# INFORMATION SHOWN:
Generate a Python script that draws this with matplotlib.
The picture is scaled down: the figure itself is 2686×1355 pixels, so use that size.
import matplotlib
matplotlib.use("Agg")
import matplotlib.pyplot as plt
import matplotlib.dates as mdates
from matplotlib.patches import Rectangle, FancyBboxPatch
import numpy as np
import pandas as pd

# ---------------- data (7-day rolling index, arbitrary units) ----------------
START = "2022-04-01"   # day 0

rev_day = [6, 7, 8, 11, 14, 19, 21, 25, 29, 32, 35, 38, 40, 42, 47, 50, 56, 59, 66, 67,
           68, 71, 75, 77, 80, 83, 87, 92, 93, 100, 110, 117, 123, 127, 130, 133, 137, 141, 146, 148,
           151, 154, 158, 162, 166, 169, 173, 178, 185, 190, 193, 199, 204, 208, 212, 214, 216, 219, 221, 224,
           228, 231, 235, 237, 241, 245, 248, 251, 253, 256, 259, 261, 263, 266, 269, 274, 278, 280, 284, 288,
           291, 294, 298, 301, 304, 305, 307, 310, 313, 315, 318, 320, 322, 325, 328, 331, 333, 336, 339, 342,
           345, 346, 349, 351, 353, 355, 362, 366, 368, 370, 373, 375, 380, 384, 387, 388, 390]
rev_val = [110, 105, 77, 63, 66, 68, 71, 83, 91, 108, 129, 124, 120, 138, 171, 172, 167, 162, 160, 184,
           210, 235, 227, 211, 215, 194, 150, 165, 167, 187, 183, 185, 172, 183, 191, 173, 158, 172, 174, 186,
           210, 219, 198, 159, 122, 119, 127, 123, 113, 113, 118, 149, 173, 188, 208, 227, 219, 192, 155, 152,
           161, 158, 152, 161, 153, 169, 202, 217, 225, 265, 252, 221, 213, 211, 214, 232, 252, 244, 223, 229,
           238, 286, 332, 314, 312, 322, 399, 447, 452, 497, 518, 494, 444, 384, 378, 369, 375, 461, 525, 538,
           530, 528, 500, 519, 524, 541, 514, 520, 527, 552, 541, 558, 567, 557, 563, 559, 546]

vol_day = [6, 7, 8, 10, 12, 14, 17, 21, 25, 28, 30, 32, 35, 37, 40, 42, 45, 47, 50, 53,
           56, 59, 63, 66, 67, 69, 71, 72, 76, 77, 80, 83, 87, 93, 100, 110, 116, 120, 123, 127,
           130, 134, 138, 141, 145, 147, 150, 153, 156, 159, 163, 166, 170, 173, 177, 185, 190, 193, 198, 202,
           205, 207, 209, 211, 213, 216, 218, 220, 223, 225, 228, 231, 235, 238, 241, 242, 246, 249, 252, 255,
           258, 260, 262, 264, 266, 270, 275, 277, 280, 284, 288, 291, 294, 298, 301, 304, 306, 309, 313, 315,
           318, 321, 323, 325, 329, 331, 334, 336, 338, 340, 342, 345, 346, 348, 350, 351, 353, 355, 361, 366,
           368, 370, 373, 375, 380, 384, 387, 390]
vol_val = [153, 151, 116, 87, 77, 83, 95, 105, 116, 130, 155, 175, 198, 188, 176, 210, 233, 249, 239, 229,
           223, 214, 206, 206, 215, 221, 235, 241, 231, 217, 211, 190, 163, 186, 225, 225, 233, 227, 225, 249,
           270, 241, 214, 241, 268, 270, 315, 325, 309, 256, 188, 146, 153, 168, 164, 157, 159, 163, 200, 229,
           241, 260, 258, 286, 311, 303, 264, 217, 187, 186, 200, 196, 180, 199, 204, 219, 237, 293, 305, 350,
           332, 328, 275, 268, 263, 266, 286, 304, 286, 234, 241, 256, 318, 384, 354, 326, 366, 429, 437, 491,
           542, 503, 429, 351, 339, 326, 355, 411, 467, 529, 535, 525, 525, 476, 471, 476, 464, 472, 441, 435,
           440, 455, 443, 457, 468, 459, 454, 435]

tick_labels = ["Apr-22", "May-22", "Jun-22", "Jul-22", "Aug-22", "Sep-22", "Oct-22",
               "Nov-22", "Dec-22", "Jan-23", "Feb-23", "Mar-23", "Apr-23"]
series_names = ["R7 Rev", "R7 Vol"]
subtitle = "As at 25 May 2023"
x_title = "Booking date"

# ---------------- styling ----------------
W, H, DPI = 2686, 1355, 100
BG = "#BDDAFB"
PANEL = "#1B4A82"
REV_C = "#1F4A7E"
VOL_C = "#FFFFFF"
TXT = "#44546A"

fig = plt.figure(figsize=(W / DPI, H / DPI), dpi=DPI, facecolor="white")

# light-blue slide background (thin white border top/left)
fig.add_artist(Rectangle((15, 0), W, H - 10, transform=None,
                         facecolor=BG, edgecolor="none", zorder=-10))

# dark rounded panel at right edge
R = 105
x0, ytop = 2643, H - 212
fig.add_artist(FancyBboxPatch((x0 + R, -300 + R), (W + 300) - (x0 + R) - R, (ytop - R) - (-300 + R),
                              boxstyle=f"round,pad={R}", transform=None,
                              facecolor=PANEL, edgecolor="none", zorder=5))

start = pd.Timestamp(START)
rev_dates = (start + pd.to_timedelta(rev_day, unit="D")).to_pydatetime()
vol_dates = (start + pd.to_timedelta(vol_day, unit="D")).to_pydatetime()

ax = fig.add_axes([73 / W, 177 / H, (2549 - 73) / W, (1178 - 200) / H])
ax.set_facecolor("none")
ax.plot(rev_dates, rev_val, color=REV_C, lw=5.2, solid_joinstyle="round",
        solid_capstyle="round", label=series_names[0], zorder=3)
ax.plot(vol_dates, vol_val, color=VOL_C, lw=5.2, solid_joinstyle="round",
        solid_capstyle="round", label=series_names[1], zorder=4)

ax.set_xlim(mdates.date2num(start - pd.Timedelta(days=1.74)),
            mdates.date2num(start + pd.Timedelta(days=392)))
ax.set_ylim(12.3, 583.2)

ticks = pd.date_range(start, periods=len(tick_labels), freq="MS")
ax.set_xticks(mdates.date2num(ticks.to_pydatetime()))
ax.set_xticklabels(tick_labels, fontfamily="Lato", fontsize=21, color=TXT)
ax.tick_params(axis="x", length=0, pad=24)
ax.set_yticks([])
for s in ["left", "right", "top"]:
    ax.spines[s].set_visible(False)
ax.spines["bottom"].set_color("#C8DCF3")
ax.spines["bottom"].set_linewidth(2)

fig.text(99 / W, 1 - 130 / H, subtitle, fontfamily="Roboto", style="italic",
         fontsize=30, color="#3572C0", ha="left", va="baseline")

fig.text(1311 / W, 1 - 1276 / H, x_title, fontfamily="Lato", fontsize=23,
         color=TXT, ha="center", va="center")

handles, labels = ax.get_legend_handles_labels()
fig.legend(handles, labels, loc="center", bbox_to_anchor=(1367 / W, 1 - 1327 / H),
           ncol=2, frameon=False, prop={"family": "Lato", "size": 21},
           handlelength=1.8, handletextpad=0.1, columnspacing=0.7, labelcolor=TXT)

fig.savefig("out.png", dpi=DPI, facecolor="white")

--

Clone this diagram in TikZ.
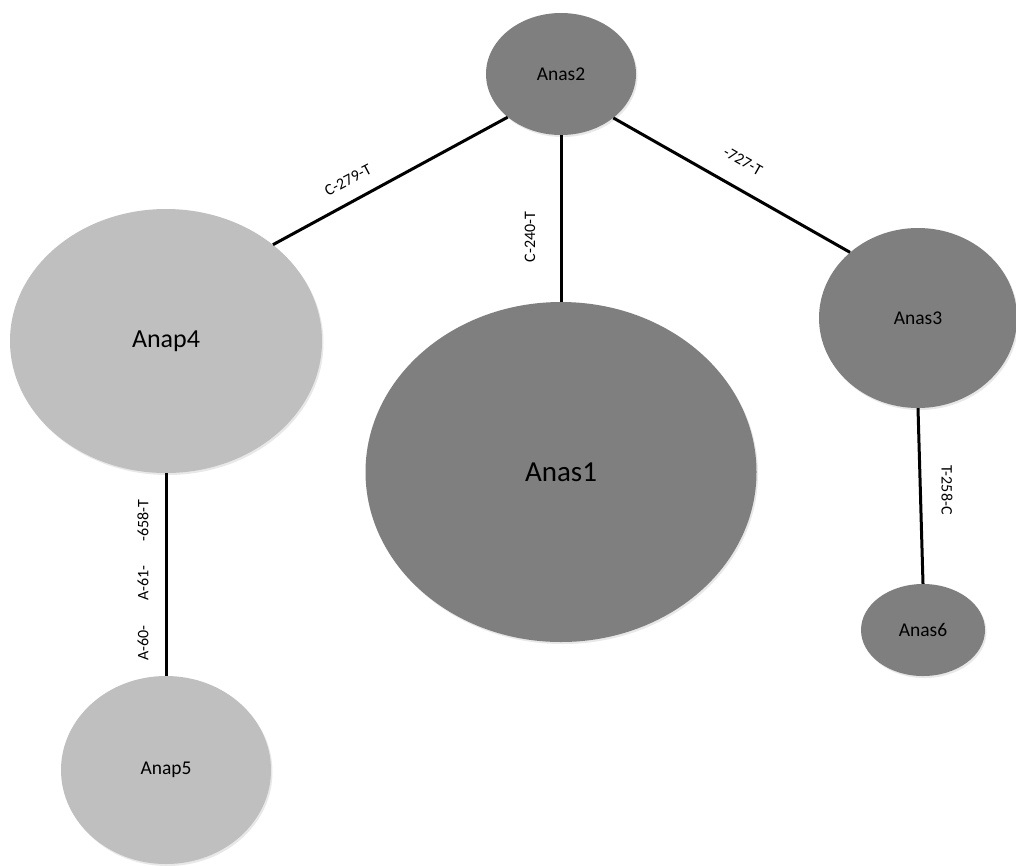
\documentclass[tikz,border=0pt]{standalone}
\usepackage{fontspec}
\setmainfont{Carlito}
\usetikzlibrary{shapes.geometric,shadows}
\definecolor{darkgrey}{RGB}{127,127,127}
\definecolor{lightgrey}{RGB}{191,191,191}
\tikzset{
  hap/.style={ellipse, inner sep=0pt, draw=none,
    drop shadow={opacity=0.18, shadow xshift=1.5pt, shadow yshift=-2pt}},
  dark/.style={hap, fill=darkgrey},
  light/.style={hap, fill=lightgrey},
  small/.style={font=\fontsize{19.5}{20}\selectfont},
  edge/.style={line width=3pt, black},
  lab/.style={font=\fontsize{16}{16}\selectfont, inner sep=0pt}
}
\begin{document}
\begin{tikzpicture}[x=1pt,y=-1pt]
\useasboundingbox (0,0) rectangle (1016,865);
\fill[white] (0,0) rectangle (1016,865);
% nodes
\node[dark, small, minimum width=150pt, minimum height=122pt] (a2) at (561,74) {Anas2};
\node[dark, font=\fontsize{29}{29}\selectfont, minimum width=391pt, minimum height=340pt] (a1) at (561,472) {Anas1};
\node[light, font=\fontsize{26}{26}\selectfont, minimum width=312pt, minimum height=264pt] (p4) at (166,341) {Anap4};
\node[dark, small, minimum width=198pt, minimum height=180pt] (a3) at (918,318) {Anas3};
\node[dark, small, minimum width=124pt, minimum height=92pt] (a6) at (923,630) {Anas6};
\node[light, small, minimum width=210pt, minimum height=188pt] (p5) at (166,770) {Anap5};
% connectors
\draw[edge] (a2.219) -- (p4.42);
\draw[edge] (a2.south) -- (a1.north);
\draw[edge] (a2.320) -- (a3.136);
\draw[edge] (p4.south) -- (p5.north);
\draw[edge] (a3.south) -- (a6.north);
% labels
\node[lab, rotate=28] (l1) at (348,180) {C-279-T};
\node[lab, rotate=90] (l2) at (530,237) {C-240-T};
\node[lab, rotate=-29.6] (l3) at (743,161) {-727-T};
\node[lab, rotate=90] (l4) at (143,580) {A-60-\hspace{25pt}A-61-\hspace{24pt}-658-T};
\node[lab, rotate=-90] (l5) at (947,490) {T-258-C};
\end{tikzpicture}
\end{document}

* * *

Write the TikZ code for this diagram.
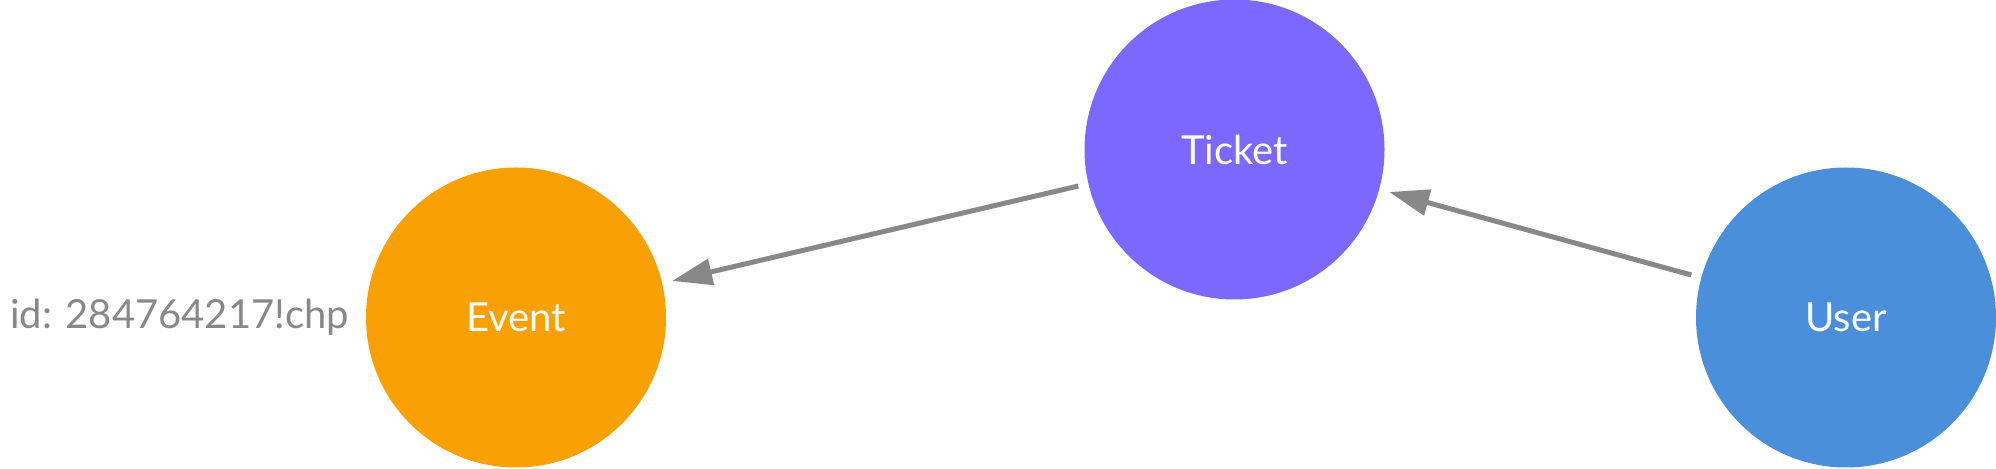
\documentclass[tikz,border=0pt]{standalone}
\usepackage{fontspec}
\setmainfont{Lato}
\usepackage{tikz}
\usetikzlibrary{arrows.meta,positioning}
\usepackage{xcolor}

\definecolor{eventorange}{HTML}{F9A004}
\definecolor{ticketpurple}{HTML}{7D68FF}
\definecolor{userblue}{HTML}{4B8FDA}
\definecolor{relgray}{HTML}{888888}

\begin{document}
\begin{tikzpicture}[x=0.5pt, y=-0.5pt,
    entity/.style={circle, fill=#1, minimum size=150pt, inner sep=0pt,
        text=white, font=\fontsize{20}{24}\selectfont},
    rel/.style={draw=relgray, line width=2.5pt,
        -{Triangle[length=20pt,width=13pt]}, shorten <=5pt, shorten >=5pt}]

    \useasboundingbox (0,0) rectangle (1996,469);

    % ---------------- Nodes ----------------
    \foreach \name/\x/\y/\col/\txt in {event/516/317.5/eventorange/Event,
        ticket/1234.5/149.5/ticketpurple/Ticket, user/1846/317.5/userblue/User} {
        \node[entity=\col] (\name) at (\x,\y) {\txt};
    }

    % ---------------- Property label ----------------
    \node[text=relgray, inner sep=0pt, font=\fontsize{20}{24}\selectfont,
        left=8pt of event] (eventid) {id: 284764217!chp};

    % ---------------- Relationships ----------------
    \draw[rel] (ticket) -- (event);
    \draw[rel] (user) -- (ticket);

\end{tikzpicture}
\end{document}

# TASK OBJECTIVE:
Only the lines from the one containing "The picture is" through the one containing "563, 559, 546]" are to be extracted, exactly as they appear, with both ends included.

# COMPLETE RESPONSE:
The picture is scaled down: the figure itself is 2686×1355 pixels, so use that size.
import matplotlib
matplotlib.use("Agg")
import matplotlib.pyplot as plt
import matplotlib.dates as mdates
from matplotlib.patches import Rectangle, FancyBboxPatch
import numpy as np
import pandas as pd

# ---------------- data (7-day rolling index, arbitrary units) ----------------
START = "2022-04-01"   # day 0

rev_day = [6, 7, 8, 11, 14, 19, 21, 25, 29, 32, 35, 38, 40, 42, 47, 50, 56, 59, 66, 67,
           68, 71, 75, 77, 80, 83, 87, 92, 93, 100, 110, 117, 123, 127, 130, 133, 137, 141, 146, 148,
           151, 154, 158, 162, 166, 169, 173, 178, 185, 190, 193, 199, 204, 208, 212, 214, 216, 219, 221, 224,
           228, 231, 235, 237, 241, 245, 248, 251, 253, 256, 259, 261, 263, 266, 269, 274, 278, 280, 284, 288,
           291, 294, 298, 301, 304, 305, 307, 310, 313, 315, 318, 320, 322, 325, 328, 331, 333, 336, 339, 342,
           345, 346, 349, 351, 353, 355, 362, 366, 368, 370, 373, 375, 380, 384, 387, 388, 390]
rev_val = [110, 105, 77, 63, 66, 68, 71, 83, 91, 108, 129, 124, 120, 138, 171, 172, 167, 162, 160, 184,
           210, 235, 227, 211, 215, 194, 150, 165, 167, 187, 183, 185, 172, 183, 191, 173, 158, 172, 174, 186,
           210, 219, 198, 159, 122, 119, 127, 123, 113, 113, 118, 149, 173, 188, 208, 227, 219, 192, 155, 152,
           161, 158, 152, 161, 153, 169, 202, 217, 225, 265, 252, 221, 213, 211, 214, 232, 252, 244, 223, 229,
           238, 286, 332, 314, 312, 322, 399, 447, 452, 497, 518, 494, 444, 384, 378, 369, 375, 461, 525, 538,
           530, 528, 500, 519, 524, 541, 514, 520, 527, 552, 541, 558, 567, 557, 563, 559, 546]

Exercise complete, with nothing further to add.